Unlike the Lou Thesz-controlled era before it and the Ric Flair-dominated era after it, the NWA of the 1970s starred an ensemble cast that, in addition to these two, included Jack Brisco and Terry’s older brother Dory. Call them the original four pillars; it’s a label that even Mitsuharu Misawa, Toshiaki Kawada, Kenta Kobashi, and Akira Taue would find hard to dispute. We have a fair number of matches pitting these four against each other, but this particular matchup -- Harley Race vs Terry Funk -- is deceptively rare. As far as we know, only the final minutes of Race’s Toronto title victory over Funk four months earlier survived. Most other Race-Funk iterations place the two on opposite sides in a tag match or exist only through brief 8mm clips. It’s a conspicuous separation born by the limitations of 1970s footage, but their legacies have intertwined nonetheless. That was just as true when Flair name-dropped world champions in his late 1990s interviews as it was when Highspots marketed a shoot interview of the two drinking beers and reminiscing on old times.

It’s the other pairing -- Dory Funk Jr. vs Jack Brisco -- that is often considered the defining in-ring series of its time. It’s a series that absolutely demonstrates technical mastery, stamina, and fast-paced action at a premium, but there’s a messiness and brutality in this particular matchup that’s often absent in Dory’s stoicism. Funk chopped Race directly in the throat in the first strike of the match while gentlemen’s mat wrestling turned impolite when Funk stepped on Harley’s face during an arm stretch and ground Race’s face with his forearm while applying other holds.

Other than in one of the fight scenes in Road House, I’ve never thought of Terry Funk as a powerhouse, but he’s presented as such on this hot night, both in his repeated press slams and in how he almost successfully powers out of Race’s headscissors by powerlifting him, leaving Race upside down and desperately applying more pressure in the hopes that he could avoid landing on his own head. Despite sporting a stockier frame than 1980s and 1990s-era fans are accustomed to seeing, the portrayal of Funk as a strongman is a master’s class in getting the people to buy what they’re sold. At its best, the match is outright subversive; in addition to Funk’s early role as the aggressor, the babyface Funk dropped the first fall by cleanly submitting to Race’s abdominal stretch. If the finish of the first fall challenged conventional wrestling wisdom, the beginning of the second fall left a footprint on its face when local hero Funk defiantly slapped heel champion before an angry Race retaliated with an offensive flurry, a position usually reserved for overconfident heels.

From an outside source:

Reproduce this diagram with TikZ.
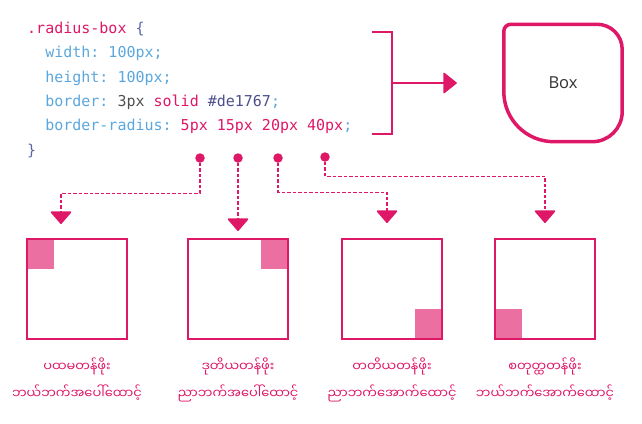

Terry’s selling and audacity only rallies the people in the building more to his side as he wins the second fall with a piledriver, the culmination of a half-hour of build and teases, of selling and persistence.

The match worked as a play in three acts: first, get over the champion as tough; second, get over the challenger as credible; and finally, use any doubt over the outcome to create maximum suspense and drama. In a wrestling industry that lived and died based on the size of the crowd, it was a working style born out of business necessity more than artistic merit. The best way to sell a show was to convince local fans that they couldn’t afford to miss the card. They just might see a title change in their hometown, and infrequent title changes only preserved the value of the title. By the time the false finishes arrived in the third fall, we believed in both the worthy challenger and the mighty champion. We also see a convincing case that history will be made. For Funk, that means finally applying the spinning toehold after multiple attempts. For Race, countering the spinning toehold by punching Funk squarely in the eye until he bleeds from the eyebrow, a tactic just as definitively Harley Race as his own fingerprints, is an attempt to turn this into Just Another Night.

This was perhaps the greatest uncovered gem from the short-lived NWA On Demand subscription service -- one that takes its rightful place in the upper echelon of NWA title defenses, one that gives us a rare look at Race as champion in a long match on American soil, and one that adds yet another layer to the seemingly endless dimensions of Terry Funk the Performer. Time may not stand still, but it also never leaves the Funker in its shadow.